Wednesday, October 7, 2009

some collected thoughts on marriage...

Recently a customer at work used our phone to call her husband (she apparently needed picked up or something). After getting off the phone (which she had ended with a cute little french farewell) she turned to my co-worker and me and said: "25 years we've been together and I'm still crazy about that man. He's so sweet and He does just about anything for me. He's going all out of his way for me...":) It was adorable. She went on to share an anecdote about how recently they had just climbed into the car to go somewhere and he looked at her and said: "Is it possible that I could love you more right now than I ever have?"I don't know anything about their history, but I loved hearing her talk about the two of them.
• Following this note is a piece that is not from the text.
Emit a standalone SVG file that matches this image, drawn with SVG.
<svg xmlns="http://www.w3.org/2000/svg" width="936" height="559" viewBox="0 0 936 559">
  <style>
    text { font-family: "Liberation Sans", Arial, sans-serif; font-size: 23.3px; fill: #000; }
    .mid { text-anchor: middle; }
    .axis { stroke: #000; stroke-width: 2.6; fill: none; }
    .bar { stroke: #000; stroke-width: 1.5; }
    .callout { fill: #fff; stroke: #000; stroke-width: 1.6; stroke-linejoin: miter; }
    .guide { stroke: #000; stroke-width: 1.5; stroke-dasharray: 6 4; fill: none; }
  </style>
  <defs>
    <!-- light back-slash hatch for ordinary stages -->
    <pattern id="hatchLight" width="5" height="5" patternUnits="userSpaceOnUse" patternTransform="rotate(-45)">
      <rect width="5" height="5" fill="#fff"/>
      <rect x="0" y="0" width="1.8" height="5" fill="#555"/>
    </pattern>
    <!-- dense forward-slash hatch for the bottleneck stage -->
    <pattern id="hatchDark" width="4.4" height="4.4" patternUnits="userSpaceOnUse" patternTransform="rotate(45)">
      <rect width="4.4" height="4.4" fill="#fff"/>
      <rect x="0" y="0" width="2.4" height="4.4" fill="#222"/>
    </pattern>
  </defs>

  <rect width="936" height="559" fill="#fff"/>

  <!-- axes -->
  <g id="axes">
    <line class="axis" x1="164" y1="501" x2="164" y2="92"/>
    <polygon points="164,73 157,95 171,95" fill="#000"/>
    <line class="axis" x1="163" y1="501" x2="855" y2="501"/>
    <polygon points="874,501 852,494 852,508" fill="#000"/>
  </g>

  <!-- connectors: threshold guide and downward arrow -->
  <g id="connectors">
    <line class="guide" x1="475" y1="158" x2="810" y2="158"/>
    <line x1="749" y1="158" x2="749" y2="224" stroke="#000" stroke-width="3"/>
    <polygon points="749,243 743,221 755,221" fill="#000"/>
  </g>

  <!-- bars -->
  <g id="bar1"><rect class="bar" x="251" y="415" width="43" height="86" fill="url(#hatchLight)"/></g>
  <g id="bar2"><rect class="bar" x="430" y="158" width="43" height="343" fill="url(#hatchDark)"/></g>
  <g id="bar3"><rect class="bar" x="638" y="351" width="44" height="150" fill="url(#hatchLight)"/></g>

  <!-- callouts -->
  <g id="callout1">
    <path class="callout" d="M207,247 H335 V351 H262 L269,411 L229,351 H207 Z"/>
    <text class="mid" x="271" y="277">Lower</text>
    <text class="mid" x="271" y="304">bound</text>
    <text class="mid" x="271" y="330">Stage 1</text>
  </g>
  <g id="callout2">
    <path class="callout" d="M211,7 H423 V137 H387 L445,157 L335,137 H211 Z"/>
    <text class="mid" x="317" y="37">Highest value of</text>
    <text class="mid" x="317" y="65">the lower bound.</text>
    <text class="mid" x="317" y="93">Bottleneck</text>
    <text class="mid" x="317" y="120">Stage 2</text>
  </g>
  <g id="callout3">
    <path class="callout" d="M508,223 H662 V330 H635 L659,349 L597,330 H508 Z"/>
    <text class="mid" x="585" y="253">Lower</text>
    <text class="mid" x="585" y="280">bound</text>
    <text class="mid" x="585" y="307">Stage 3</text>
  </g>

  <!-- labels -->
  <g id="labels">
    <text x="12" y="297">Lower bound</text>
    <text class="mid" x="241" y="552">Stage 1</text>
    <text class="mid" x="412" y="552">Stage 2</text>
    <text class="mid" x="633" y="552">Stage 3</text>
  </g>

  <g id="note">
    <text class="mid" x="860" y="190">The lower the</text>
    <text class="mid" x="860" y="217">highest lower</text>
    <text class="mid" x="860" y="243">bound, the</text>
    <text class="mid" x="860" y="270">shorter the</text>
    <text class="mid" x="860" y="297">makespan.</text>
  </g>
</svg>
Marriage gets such a bad rap in society these days. People rarely share the happy or positive sides of love and marriage; they typically focus on the difficulties and complain about their spouses. Many even openly mock marriage. When Luke and I got engaged I remember people congratulating me, but also getting that vibe that people were thinking: "hope it works out". How is marriage supposed to be successful when that is the pervasive cultural attitude? It's a truly sad state of affairs. Marriage can be such an awesome thing if those involved can learn to be selfless and to be honest and open with each other. We live in such a selfish and self absorbed society. Luke and I are blessed to be surrounded by many people with healthy, happy marriages and I am so thankful for their examples. My Grandpa and Grandma Cummings are going on 65 years or something. How cool is that?!

I don't know if anyone else happened to be watching tv when they aired parts of Patrick Swayze's audio diary, but hearing him talk about his wife of 34 years or so and how much he loved her was very touching. He said marrying her was the best decision he ever made. Once again, I don't know much about their life together, but I do know that they stuck it out and hung in it together and that when he died, they still loved each other.

I'm going this weekend to participate in and celebrate with my friend of 20 or so years as she marries her best friend and I am so excited. Although marriage definitely has challenges and difficulties, it is an amazing journey. The coolest thing is that you are in it together and that you have committed to one other to help each other along the journey of life. Having your best friend by your side is awesome. I have understood that more this past year than ever before.

I am quite certain that 25 and 50 and 60 and 100 (yes, we secretly plan to be married this long:) years into our marriage, I will still be crazy about Luke. I know things will have changed and that we will have been through alot by then, but having him there and having God in our midst will make it ok and worthwhile.

4 comments:

Heather L. said...

Enjoyed your post. What a cute customer! I hope you have a great time at your friend's wedding.

Stephanie said...

Great post! Wish I could plan to be married for 100 years to Jeremy. Alas, I may just have to settle for like 70. :)

LauraG said...

Love this. You are so right. Let's celebrate good marriages and look for the things to appreciate about the wonderful spouses God has given us!

sam said...

This is so true! Rich and I were amazed how negative many people were about marriage when we got engaged. They were congratulatory and excited for us but also full of "wait until he starts doing this" and "bet she's already started telling you such-and-such". They seem to just naturally assume that is the course all marriages must take. I find it very sad.